- [Exercise]
Your job is to retype all of the data word for word, leaving every image out.

>> START Collected data

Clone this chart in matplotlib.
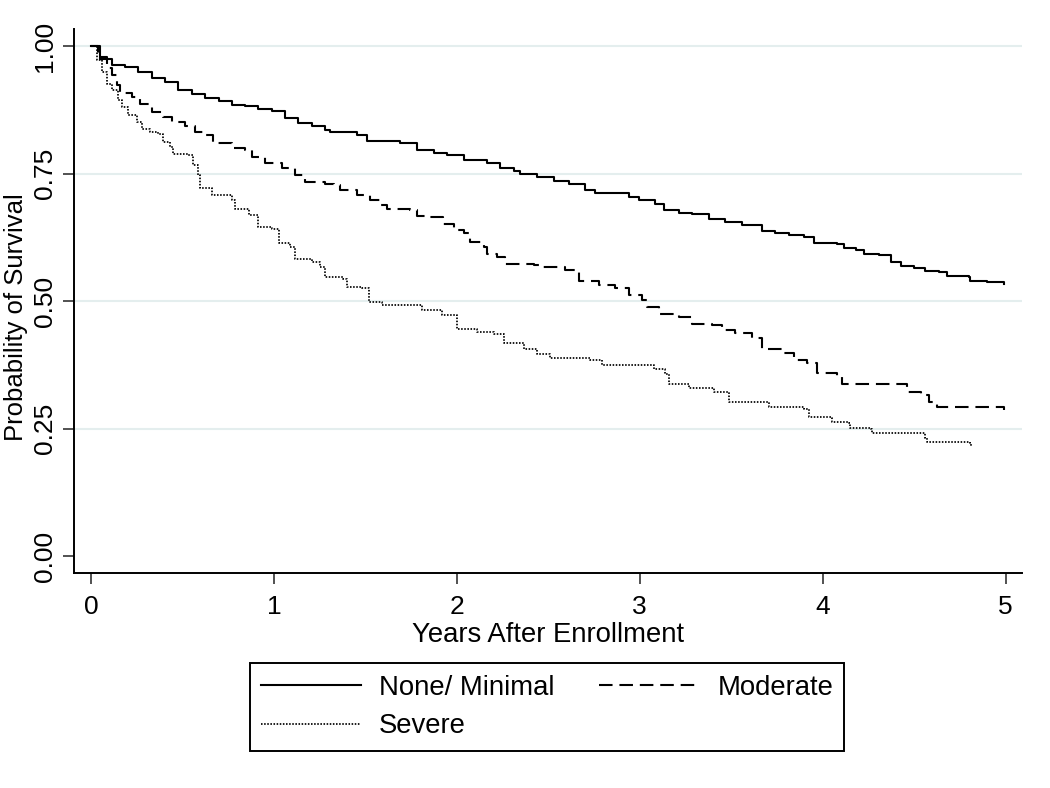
import matplotlib
matplotlib.use("Agg")
import matplotlib.pyplot as plt

plt.rcParams["font.family"] = ["Liberation Sans", "DejaVu Sans"]

# Kaplan-Meier step points (years, survival)
none_t = [0, 0.049, 0.113, 0.186, 0.259, 0.332, 0.405, 0.478, 0.551, 0.624, 0.697,
          0.770, 0.843, 0.915, 0.988, 1.061, 1.134, 1.207, 1.280, 1.307, 1.453, 1.508,
          1.690, 1.782, 1.873, 1.946, 2.037, 2.165, 2.237, 2.310, 2.347, 2.438, 2.529,
          2.611, 2.702, 2.757, 2.939, 2.994, 3.085, 3.131, 3.213, 3.286, 3.377, 3.468,
          3.560, 3.669, 3.742, 3.815, 3.897, 3.951, 4.079, 4.116, 4.180, 4.225, 4.307,
          4.371, 4.426, 4.498, 4.562, 4.635, 4.681, 4.799, 4.808, 4.900, 4.991]
none_s = [1.0, 0.975, 0.962, 0.959, 0.949, 0.938, 0.930, 0.913, 0.905, 0.899, 0.892,
          0.885, 0.883, 0.877, 0.873, 0.858, 0.849, 0.843, 0.836, 0.831, 0.825, 0.814,
          0.809, 0.797, 0.790, 0.786, 0.777, 0.770, 0.760, 0.755, 0.750, 0.743, 0.736,
          0.729, 0.717, 0.711, 0.705, 0.699, 0.691, 0.678, 0.672, 0.670, 0.660, 0.655,
          0.649, 0.637, 0.634, 0.629, 0.626, 0.613, 0.611, 0.605, 0.601, 0.592, 0.590,
          0.577, 0.568, 0.564, 0.559, 0.557, 0.549, 0.547, 0.539, 0.538, 0.534]

mod_t = [0, 0.040, 0.086, 0.113, 0.140, 0.159, 0.223, 0.268, 0.332, 0.396, 0.441,
         0.514, 0.569, 0.624, 0.669, 0.770, 0.842, 0.879, 0.952, 1.043, 1.116, 1.171,
         1.280, 1.326, 1.362, 1.453, 1.526, 1.581, 1.618, 1.745, 1.782, 1.855, 1.927,
         1.982, 2.037, 2.073, 2.146, 2.165, 2.219, 2.265, 2.420, 2.456, 2.566, 2.593,
         2.666, 2.775, 2.867, 2.939, 3.013, 3.040, 3.103, 3.213, 3.286, 3.395, 3.450,
         3.523, 3.614, 3.669, 3.778, 3.842, 3.915, 3.970, 4.079, 4.107, 4.416, 4.462,
         4.535, 4.580, 4.626, 4.991]
mod_s = [1.0, 0.978, 0.956, 0.943, 0.923, 0.908, 0.900, 0.887, 0.871, 0.860, 0.851,
         0.843, 0.831, 0.825, 0.809, 0.801, 0.796, 0.783, 0.770, 0.760, 0.747, 0.733,
         0.730, 0.727, 0.717, 0.707, 0.698, 0.688, 0.681, 0.679, 0.666, 0.664, 0.652,
         0.639, 0.634, 0.616, 0.606, 0.592, 0.587, 0.572, 0.570, 0.567, 0.566, 0.560,
         0.540, 0.531, 0.525, 0.511, 0.502, 0.489, 0.474, 0.469, 0.456, 0.453, 0.443,
         0.438, 0.427, 0.407, 0.398, 0.384, 0.379, 0.359, 0.353, 0.338, 0.337, 0.322,
         0.316, 0.302, 0.293, 0.287]

sev_t = [0, 0.031, 0.058, 0.086, 0.113, 0.150, 0.168, 0.204, 0.250, 0.277, 0.323,
         0.368, 0.396, 0.432, 0.450, 0.532, 0.560, 0.587, 0.596, 0.660, 0.770, 0.788,
         0.861, 0.915, 0.988, 1.025, 1.089, 1.116, 1.207, 1.253, 1.280, 1.380, 1.399,
         1.481, 1.517, 1.590, 1.809, 1.918, 2.000, 2.110, 2.201, 2.256, 2.365, 2.438,
         2.511, 2.730, 2.794, 3.076, 3.140, 3.158, 3.268, 3.404, 3.486, 3.705, 3.897,
         3.924, 4.043, 4.052, 4.143, 4.152, 4.262, 4.271, 4.535, 4.562, 4.572, 4.808,
         4.812]
sev_s = [1.0, 0.972, 0.949, 0.926, 0.913, 0.894, 0.880, 0.864, 0.851, 0.838, 0.831,
         0.828, 0.812, 0.802, 0.788, 0.786, 0.766, 0.747, 0.721, 0.707, 0.698, 0.681,
         0.668, 0.645, 0.642, 0.613, 0.606, 0.583, 0.577, 0.567, 0.547, 0.544, 0.528,
         0.525, 0.498, 0.492, 0.483, 0.472, 0.446, 0.440, 0.435, 0.417, 0.407, 0.397,
         0.389, 0.384, 0.374, 0.366, 0.358, 0.338, 0.329, 0.322, 0.302, 0.293, 0.289,
         0.272, 0.270, 0.263, 0.261, 0.252, 0.250, 0.242, 0.242, 0.231, 0.224, 0.222,
         0.214]

labels = ["None/ Minimal", "Moderate", "Severe"]
x_ticks = [0, 1, 2, 3, 4, 5]
y_ticks = [0.0, 0.25, 0.5, 0.75, 1.0]

fig = plt.figure(figsize=(10.5, 7.88), dpi=100)
ax = fig.add_axes([0.0705, 0.2728, 0.9025, 0.6902])

for y in y_ticks[1:]:
    ax.axhline(y, color="#e4eeee", lw=1.5, zorder=0)

l1, = ax.step(none_t, none_s, where="post", color="black", lw=1.5, label=labels[0])
l2, = ax.step(mod_t, mod_s, where="post", color="black", lw=1.5,
              linestyle=(0, (6.5, 3.3)), label=labels[1])
l3, = ax.step(sev_t, sev_s, where="post", color="black", lw=1.25,
              linestyle=(0, (0.9, 0.9)), label=labels[2])

ax.set_xlim(-0.093, 5.088)
ax.set_ylim(-0.033, 1.033)
ax.set_xticks(x_ticks)
ax.set_yticks(y_ticks)
ax.set_yticklabels([f"{v:.2f}" for v in y_ticks], rotation=90, va="center")
ax.tick_params(labelsize=19, length=8, width=1.2, color="#333333")
ax.tick_params(axis="y", pad=4)
ax.tick_params(axis="x", pad=8)

for s in ["top", "right"]:
    ax.spines[s].set_visible(False)
for s in ["left", "bottom"]:
    ax.spines[s].set_linewidth(1.4)

ax.set_xlabel("Years After Enrollment", fontsize=19.8, labelpad=2)
ax.set_ylabel("Probability of Survival", fontsize=18.5)
ax.yaxis.set_label_coords(-0.049, 0.47)

leg = fig.legend([l1, l3, l2], [labels[0], labels[2], labels[1]], ncol=2,
                 loc="center", bbox_to_anchor=(547 / 1050, 1 - 707 / 788),
                 fontsize=19.8, handlelength=3.64, handletextpad=0.65,
                 columnspacing=1.64, labelspacing=0.47, borderpad=0.41,
                 fancybox=False, framealpha=1, edgecolor="black")
leg.get_frame().set_linewidth(1.4)

fig.savefig("out.png", dpi=100, facecolor="white")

>> END Collected data

- [Expected answer]
Clone this chart in matplotlib.
import matplotlib
matplotlib.use("Agg")
import matplotlib.pyplot as plt

plt.rcParams["font.family"] = ["Liberation Sans", "DejaVu Sans"]

# Kaplan-Meier step points (years, survival)
none_t = [0, 0.049, 0.113, 0.186, 0.259, 0.332, 0.405, 0.478, 0.551, 0.624, 0.697,
          0.770, 0.843, 0.915, 0.988, 1.061, 1.134, 1.207, 1.280, 1.307, 1.453, 1.508,
          1.690, 1.782, 1.873, 1.946, 2.037, 2.165, 2.237, 2.310, 2.347, 2.438, 2.529,
          2.611, 2.702, 2.757, 2.939, 2.994, 3.085, 3.131, 3.213, 3.286, 3.377, 3.468,
          3.560, 3.669, 3.742, 3.815, 3.897, 3.951, 4.079, 4.116, 4.180, 4.225, 4.307,
          4.371, 4.426, 4.498, 4.562, 4.635, 4.681, 4.799, 4.808, 4.900, 4.991]
none_s = [1.0, 0.975, 0.962, 0.959, 0.949, 0.938, 0.930, 0.913, 0.905, 0.899, 0.892,
          0.885, 0.883, 0.877, 0.873, 0.858, 0.849, 0.843, 0.836, 0.831, 0.825, 0.814,
          0.809, 0.797, 0.790, 0.786, 0.777, 0.770, 0.760, 0.755, 0.750, 0.743, 0.736,
          0.729, 0.717, 0.711, 0.705, 0.699, 0.691, 0.678, 0.672, 0.670, 0.660, 0.655,
          0.649, 0.637, 0.634, 0.629, 0.626, 0.613, 0.611, 0.605, 0.601, 0.592, 0.590,
          0.577, 0.568, 0.564, 0.559, 0.557, 0.549, 0.547, 0.539, 0.538, 0.534]

mod_t = [0, 0.040, 0.086, 0.113, 0.140, 0.159, 0.223, 0.268, 0.332, 0.396, 0.441,
         0.514, 0.569, 0.624, 0.669, 0.770, 0.842, 0.879, 0.952, 1.043, 1.116, 1.171,
         1.280, 1.326, 1.362, 1.453, 1.526, 1.581, 1.618, 1.745, 1.782, 1.855, 1.927,
         1.982, 2.037, 2.073, 2.146, 2.165, 2.219, 2.265, 2.420, 2.456, 2.566, 2.593,
         2.666, 2.775, 2.867, 2.939, 3.013, 3.040, 3.103, 3.213, 3.286, 3.395, 3.450,
         3.523, 3.614, 3.669, 3.778, 3.842, 3.915, 3.970, 4.079, 4.107, 4.416, 4.462,
         4.535, 4.580, 4.626, 4.991]
mod_s = [1.0, 0.978, 0.956, 0.943, 0.923, 0.908, 0.900, 0.887, 0.871, 0.860, 0.851,
         0.843, 0.831, 0.825, 0.809, 0.801, 0.796, 0.783, 0.770, 0.760, 0.747, 0.733,
         0.730, 0.727, 0.717, 0.707, 0.698, 0.688, 0.681, 0.679, 0.666, 0.664, 0.652,
         0.639, 0.634, 0.616, 0.606, 0.592, 0.587, 0.572, 0.570, 0.567, 0.566, 0.560,
         0.540, 0.531, 0.525, 0.511, 0.502, 0.489, 0.474, 0.469, 0.456, 0.453, 0.443,
         0.438, 0.427, 0.407, 0.398, 0.384, 0.379, 0.359, 0.353, 0.338, 0.337, 0.322,
         0.316, 0.302, 0.293, 0.287]

sev_t = [0, 0.031, 0.058, 0.086, 0.113, 0.150, 0.168, 0.204, 0.250, 0.277, 0.323,
         0.368, 0.396, 0.432, 0.450, 0.532, 0.560, 0.587, 0.596, 0.660, 0.770, 0.788,
         0.861, 0.915, 0.988, 1.025, 1.089, 1.116, 1.207, 1.253, 1.280, 1.380, 1.399,
         1.481, 1.517, 1.590, 1.809, 1.918, 2.000, 2.110, 2.201, 2.256, 2.365, 2.438,
         2.511, 2.730, 2.794, 3.076, 3.140, 3.158, 3.268, 3.404, 3.486, 3.705, 3.897,
         3.924, 4.043, 4.052, 4.143, 4.152, 4.262, 4.271, 4.535, 4.562, 4.572, 4.808,
         4.812]
sev_s = [1.0, 0.972, 0.949, 0.926, 0.913, 0.894, 0.880, 0.864, 0.851, 0.838, 0.831,
         0.828, 0.812, 0.802, 0.788, 0.786, 0.766, 0.747, 0.721, 0.707, 0.698, 0.681,
         0.668, 0.645, 0.642, 0.613, 0.606, 0.583, 0.577, 0.567, 0.547, 0.544, 0.528,
         0.525, 0.498, 0.492, 0.483, 0.472, 0.446, 0.440, 0.435, 0.417, 0.407, 0.397,
         0.389, 0.384, 0.374, 0.366, 0.358, 0.338, 0.329, 0.322, 0.302, 0.293, 0.289,
         0.272, 0.270, 0.263, 0.261, 0.252, 0.250, 0.242, 0.242, 0.231, 0.224, 0.222,
         0.214]

labels = ["None/ Minimal", "Moderate", "Severe"]
x_ticks = [0, 1, 2, 3, 4, 5]
y_ticks = [0.0, 0.25, 0.5, 0.75, 1.0]

fig = plt.figure(figsize=(10.5, 7.88), dpi=100)
ax = fig.add_axes([0.0705, 0.2728, 0.9025, 0.6902])

for y in y_ticks[1:]:
    ax.axhline(y, color="#e4eeee", lw=1.5, zorder=0)

l1, = ax.step(none_t, none_s, where="post", color="black", lw=1.5, label=labels[0])
l2, = ax.step(mod_t, mod_s, where="post", color="black", lw=1.5,
              linestyle=(0, (6.5, 3.3)), label=labels[1])
l3, = ax.step(sev_t, sev_s, where="post", color="black", lw=1.25,
              linestyle=(0, (0.9, 0.9)), label=labels[2])

ax.set_xlim(-0.093, 5.088)
ax.set_ylim(-0.033, 1.033)
ax.set_xticks(x_ticks)
ax.set_yticks(y_ticks)
ax.set_yticklabels([f"{v:.2f}" for v in y_ticks], rotation=90, va="center")
ax.tick_params(labelsize=19, length=8, width=1.2, color="#333333")
ax.tick_params(axis="y", pad=4)
ax.tick_params(axis="x", pad=8)

for s in ["top", "right"]:
    ax.spines[s].set_visible(False)
for s in ["left", "bottom"]:
    ax.spines[s].set_linewidth(1.4)

ax.set_xlabel("Years After Enrollment", fontsize=19.8, labelpad=2)
ax.set_ylabel("Probability of Survival", fontsize=18.5)
ax.yaxis.set_label_coords(-0.049, 0.47)

leg = fig.legend([l1, l3, l2], [labels[0], labels[2], labels[1]], ncol=2,
                 loc="center", bbox_to_anchor=(547 / 1050, 1 - 707 / 788),
                 fontsize=19.8, handlelength=3.64, handletextpad=0.65,
                 columnspacing=1.64, labelspacing=0.47, borderpad=0.41,
                 fancybox=False, framealpha=1, edgecolor="black")
leg.get_frame().set_linewidth(1.4)

fig.savefig("out.png", dpi=100, facecolor="white")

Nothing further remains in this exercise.